Today I want to analyze a fascinating quote I encountered on Instagram a few weeks ago. I don’t remember who posted it, but these words have been ringing in my ears ever since.  

Hard times create strong men. Strong men create good times. Good times create weak men. And, weak men create hard times.

This quote comes from G. Michael Hopf, the author of the novel, Those Who Remain, which is about a post-apocalyptic world that once was normal. (I haven’t read the book, but now I want to). Hopf came from a military/scuba diving/bodyguard background before ending up as a full-time writer, and I’m assuming that horrific, action pact, and difficult (to say the least) circumstances from the past still leave an impact on his perspective about life.

There are several aspects of this quote that make me pause.

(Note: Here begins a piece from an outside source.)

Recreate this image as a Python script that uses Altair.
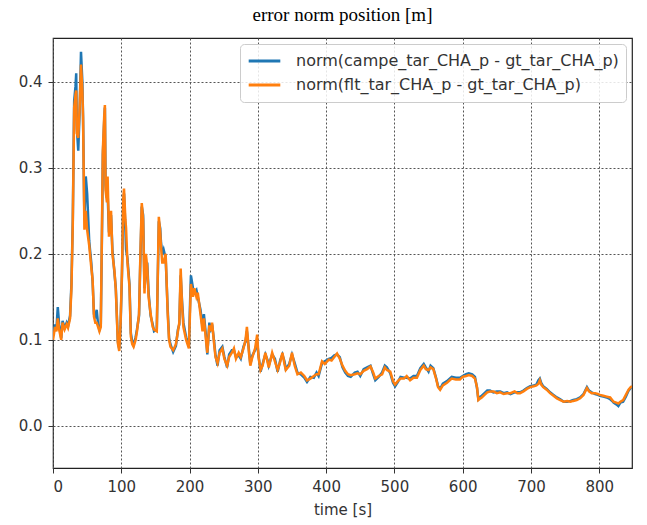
import altair as alt
import pandas as pd

series_names = ["norm(campe_tar_CHA_p - gt_tar_CHA_p)", "norm(flt_tar_CHA_p - gt_tar_CHA_p)"]
series_colors = ["#1f77b4", "#ff7f0e"]

time_s = [0, 3, 5, 7, 9, 12, 14, 17, 20, 22, 25, 27, 29, 31, 33, 34, 35, 37, 39, 41, 43, 44, 46, 48, 50,
          53, 56, 58, 60, 62, 64, 66, 68, 70, 72, 73, 75, 76, 77, 79, 80, 82, 85, 87, 90, 92, 95, 97, 99,
          101, 103, 104, 106, 107, 109, 112, 114, 116, 118, 121, 123, 126, 128, 130, 132, 134, 136, 138,
          140, 143, 146, 148, 152, 154, 155, 157, 158, 160, 162, 165, 168, 170, 172, 176, 180, 183, 185,
          187, 189, 191, 195, 199, 201, 202, 205, 207, 210, 212, 216, 219, 221, 224, 226, 229, 231, 233,
          236, 238, 241, 244, 248, 251, 255, 258, 262, 265, 268, 272, 275, 279, 282, 284, 287, 289, 292,
          296, 299, 301, 304, 307, 311, 314, 316, 321, 325, 329, 333, 336, 339, 341, 346, 350, 354, 358,
          363, 368, 372, 377, 382, 386, 389, 394, 398, 404, 408, 412, 416, 420, 424, 428, 432, 436, 442,
          446, 450, 455, 460, 465, 469, 472, 477, 482, 486, 489, 494, 498, 501, 505, 509, 514, 518, 523,
          528, 533, 538, 543, 546, 550, 553, 557, 561, 564, 567, 571, 577, 581, 584, 590, 596, 600, 605,
          609, 614, 618, 621, 623, 626, 628, 632, 636, 640, 645, 650, 655, 660, 665, 670, 676, 680, 684,
          689, 694, 699, 704, 708, 711, 713, 715, 718, 723, 728, 733, 738, 743, 748, 753, 758, 762, 767,
          772, 777, 782, 785, 789, 794, 798, 801, 806, 811, 816, 819, 821, 825, 828, 831, 835, 839, 843,
          846, 848]

flt_err = [0.100, 0.115, 0.110, 0.125, 0.112, 0.100, 0.120, 0.112, 0.118, 0.114, 0.125, 0.160, 0.236,
           0.370, 0.385, 0.390, 0.340, 0.335, 0.370, 0.420, 0.390, 0.360, 0.228, 0.250, 0.228, 0.210,
           0.185, 0.170, 0.127, 0.120, 0.120, 0.115, 0.110, 0.115, 0.250, 0.320, 0.360, 0.373, 0.274,
           0.260, 0.290, 0.220, 0.250, 0.200, 0.180, 0.158, 0.096, 0.087, 0.120, 0.180, 0.265, 0.276,
           0.240, 0.230, 0.190, 0.162, 0.104, 0.095, 0.092, 0.100, 0.110, 0.130, 0.200, 0.259, 0.240,
           0.154, 0.200, 0.185, 0.150, 0.130, 0.115, 0.112, 0.110, 0.200, 0.243, 0.225, 0.210, 0.190,
           0.190, 0.200, 0.130, 0.100, 0.092, 0.088, 0.095, 0.110, 0.120, 0.183, 0.140, 0.115, 0.100,
           0.090, 0.140, 0.165, 0.150, 0.160, 0.150, 0.155, 0.130, 0.110, 0.125, 0.100, 0.085, 0.117,
           0.110, 0.120, 0.095, 0.080, 0.073, 0.085, 0.090, 0.078, 0.070, 0.080, 0.085, 0.090, 0.078,
           0.085, 0.080, 0.090, 0.100, 0.115, 0.085, 0.070, 0.080, 0.090, 0.106, 0.080, 0.065, 0.070,
           0.085, 0.075, 0.068, 0.085, 0.075, 0.065, 0.075, 0.085, 0.072, 0.065, 0.070, 0.085, 0.070,
           0.060, 0.062, 0.058, 0.053, 0.055, 0.058, 0.060, 0.060, 0.075, 0.072, 0.077, 0.076, 0.080,
           0.084, 0.078, 0.070, 0.064, 0.060, 0.059, 0.060, 0.061, 0.060, 0.064, 0.066, 0.069, 0.062,
           0.055, 0.058, 0.060, 0.068, 0.065, 0.063, 0.052, 0.048, 0.052, 0.055, 0.055, 0.058, 0.053,
           0.056, 0.056, 0.065, 0.070, 0.066, 0.065, 0.068, 0.066, 0.055, 0.045, 0.042, 0.047, 0.050,
           0.053, 0.055, 0.054, 0.054, 0.057, 0.058, 0.059, 0.058, 0.055, 0.045, 0.030, 0.032, 0.033,
           0.036, 0.039, 0.040, 0.040, 0.038, 0.039, 0.037, 0.038, 0.038, 0.040, 0.038, 0.038, 0.040,
           0.043, 0.045, 0.046, 0.047, 0.049, 0.053, 0.048, 0.045, 0.042, 0.038, 0.035, 0.032, 0.030,
           0.028, 0.029, 0.028, 0.029, 0.030, 0.032, 0.036, 0.044, 0.040, 0.038, 0.038, 0.037, 0.036,
           0.035, 0.034, 0.033, 0.030, 0.028, 0.027, 0.026, 0.028, 0.030, 0.036, 0.042, 0.045, 0.046]

campe_err = [0.105, 0.118, 0.112, 0.138, 0.118, 0.102, 0.122, 0.114, 0.120, 0.116, 0.128, 0.165, 0.240,
             0.378, 0.395, 0.410, 0.345, 0.320, 0.365, 0.435, 0.400, 0.360, 0.240, 0.290, 0.270, 0.215,
             0.190, 0.168, 0.130, 0.125, 0.135, 0.118, 0.112, 0.118, 0.240, 0.315, 0.355, 0.370, 0.280,
             0.265, 0.270, 0.225, 0.245, 0.205, 0.178, 0.160, 0.098, 0.090, 0.118, 0.175, 0.260, 0.270,
             0.230, 0.205, 0.195, 0.165, 0.108, 0.098, 0.094, 0.103, 0.112, 0.128, 0.195, 0.255, 0.245,
             0.160, 0.178, 0.190, 0.155, 0.128, 0.118, 0.110, 0.112, 0.195, 0.238, 0.230, 0.215, 0.200,
             0.205, 0.195, 0.135, 0.102, 0.095, 0.086, 0.093, 0.112, 0.118, 0.175, 0.145, 0.120, 0.103,
             0.092, 0.150, 0.175, 0.160, 0.155, 0.158, 0.150, 0.135, 0.115, 0.130, 0.105, 0.083, 0.120,
             0.113, 0.118, 0.098, 0.082, 0.070, 0.088, 0.092, 0.080, 0.068, 0.083, 0.088, 0.088, 0.080,
             0.082, 0.078, 0.092, 0.098, 0.110, 0.088, 0.072, 0.082, 0.088, 0.098, 0.082, 0.063, 0.072,
             0.083, 0.077, 0.070, 0.083, 0.078, 0.063, 0.077, 0.083, 0.075, 0.066, 0.072, 0.083, 0.073,
             0.062, 0.060, 0.056, 0.051, 0.057, 0.056, 0.062, 0.058, 0.073, 0.075, 0.078, 0.079, 0.082,
             0.083, 0.080, 0.068, 0.062, 0.058, 0.057, 0.062, 0.063, 0.058, 0.066, 0.068, 0.070, 0.060,
             0.053, 0.057, 0.062, 0.070, 0.068, 0.061, 0.050, 0.046, 0.051, 0.057, 0.056, 0.056, 0.055,
             0.058, 0.058, 0.067, 0.072, 0.068, 0.063, 0.070, 0.067, 0.056, 0.046, 0.043, 0.049, 0.052,
             0.055, 0.057, 0.056, 0.056, 0.058, 0.060, 0.061, 0.060, 0.057, 0.044, 0.031, 0.034, 0.035,
             0.038, 0.041, 0.041, 0.039, 0.040, 0.040, 0.038, 0.039, 0.037, 0.039, 0.039, 0.039, 0.041,
             0.044, 0.046, 0.047, 0.048, 0.053, 0.055, 0.050, 0.046, 0.043, 0.039, 0.036, 0.033, 0.031,
             0.028, 0.028, 0.029, 0.030, 0.031, 0.033, 0.037, 0.045, 0.041, 0.039, 0.037, 0.036, 0.035,
             0.034, 0.033, 0.031, 0.029, 0.027, 0.025, 0.023, 0.027, 0.028, 0.034, 0.041, 0.044, 0.046]

x_ticks = [0, 100, 200, 300, 400, 500, 600, 700, 800]
y_ticks = [0.0, 0.1, 0.2, 0.3, 0.4]

rows = []
for t, v in zip(time_s, campe_err):
    rows.append({"time": t, "err": v, "series": series_names[0], "order": 0})
for t, v in zip(time_s, flt_err):
    rows.append({"time": t, "err": v, "series": series_names[1], "order": 1})
df = pd.DataFrame(rows)

tick_font = "DejaVu Sans"
gray = "#333333"

chart = alt.Chart(df).mark_line(strokeWidth=2.5, clip=True).encode(
    x=alt.X("time:Q", scale=alt.Scale(domain=[0, 848], nice=False, zero=False),
            axis=alt.Axis(values=x_ticks, title="time [s]", format="d", labelPadding=6, titlePadding=8)),
    y=alt.Y("err:Q", scale=alt.Scale(domain=[-0.049, 0.451], nice=False, zero=False),
            axis=alt.Axis(values=y_ticks, title=None, format=".1f", labelPadding=6)),
    color=alt.Color("series:N",
                    scale=alt.Scale(domain=series_names, range=series_colors),
                    legend=alt.Legend(title=None, orient="top-right", offset=6,
                                      labelFontSize=16, labelFont=tick_font, labelColor=gray,
                                      labelLimit=500, symbolType="stroke", symbolStrokeWidth=2.8,
                                      symbolSize=1000, symbolOffset=0, labelOffset=14,
                                      clipHeight=20, rowPadding=4, padding=7,
                                      fillColor="rgba(255,255,255,0.85)", strokeColor="#cccccc",
                                      cornerRadius=4)),
    detail="order:O",
).properties(
    width=579,
    height=430,
    title=alt.TitleParams("error norm position [m]", font="Liberation Serif", fontSize=19,
                          fontWeight="normal", color="black", anchor="middle", offset=13),
    autosize=alt.AutoSizeParams(type="none"),
    padding={"left": 53, "top": 38, "right": 15, "bottom": 57},
).configure_view(
    stroke="#222222", strokeWidth=1.2
).configure_axis(
    domain=False, grid=True, gridColor="#555555", gridDash=[2, 2], gridWidth=1,
    ticks=True, tickColor=gray, tickSize=5, tickWidth=1,
    labelFont=tick_font, labelFontSize=15, labelColor=gray,
    titleFont=tick_font, titleFontSize=15, titleColor=gray, titleFontWeight="normal",
)

chart.save("out.html", embed_options={"renderer": "svg", "actions": False})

First, the quote strikes at an intriguing aspect of human nature. It’s hard to learn a lesson, much less teach it to the next generation who hasn’t learned it from first-hand experience. I think of parents teaching their children good values: if they don’t decide to accept it, they’re choosing to figure it out themselves, which is oftentimes much more painful. How often do we get in a cycle of peaks of success and valleys of growth throughout life?

Second, the quote implies that it’s not possible to become fully perfect (in this lifetime, at least). We are constantly learning and growing and digressing. However, why could this discourage us from improving? There’s a principle of rewards that result from running after virtuous goals and not letting good get in the way of great.

Additionally, this quote suggests that only the resilient achieve real success. While unfortunately human nature sways according to the good or bad times we end up in, the person who remains attentive towards growing from their weaknesses shows the true strength.

Lastly, our choices partly determine what situations we enter. Life becomes a domino effect of circumstances impacting decisions that determine the next circumstances we step towards. It’s like a web, where every option spans out into a new network of decisions. Depending on the situation, we may be partially responsible for what problems we find ourselves in. How does it grow us? Learning to face what problems got us there and leaning into the values that get us out.

This quote shouldn’t become a self-help pep talk (those almost never work). Instead, I view it as a starting point to analyze the dangers we tend to lean towards by nature. It’s also fascinating, too!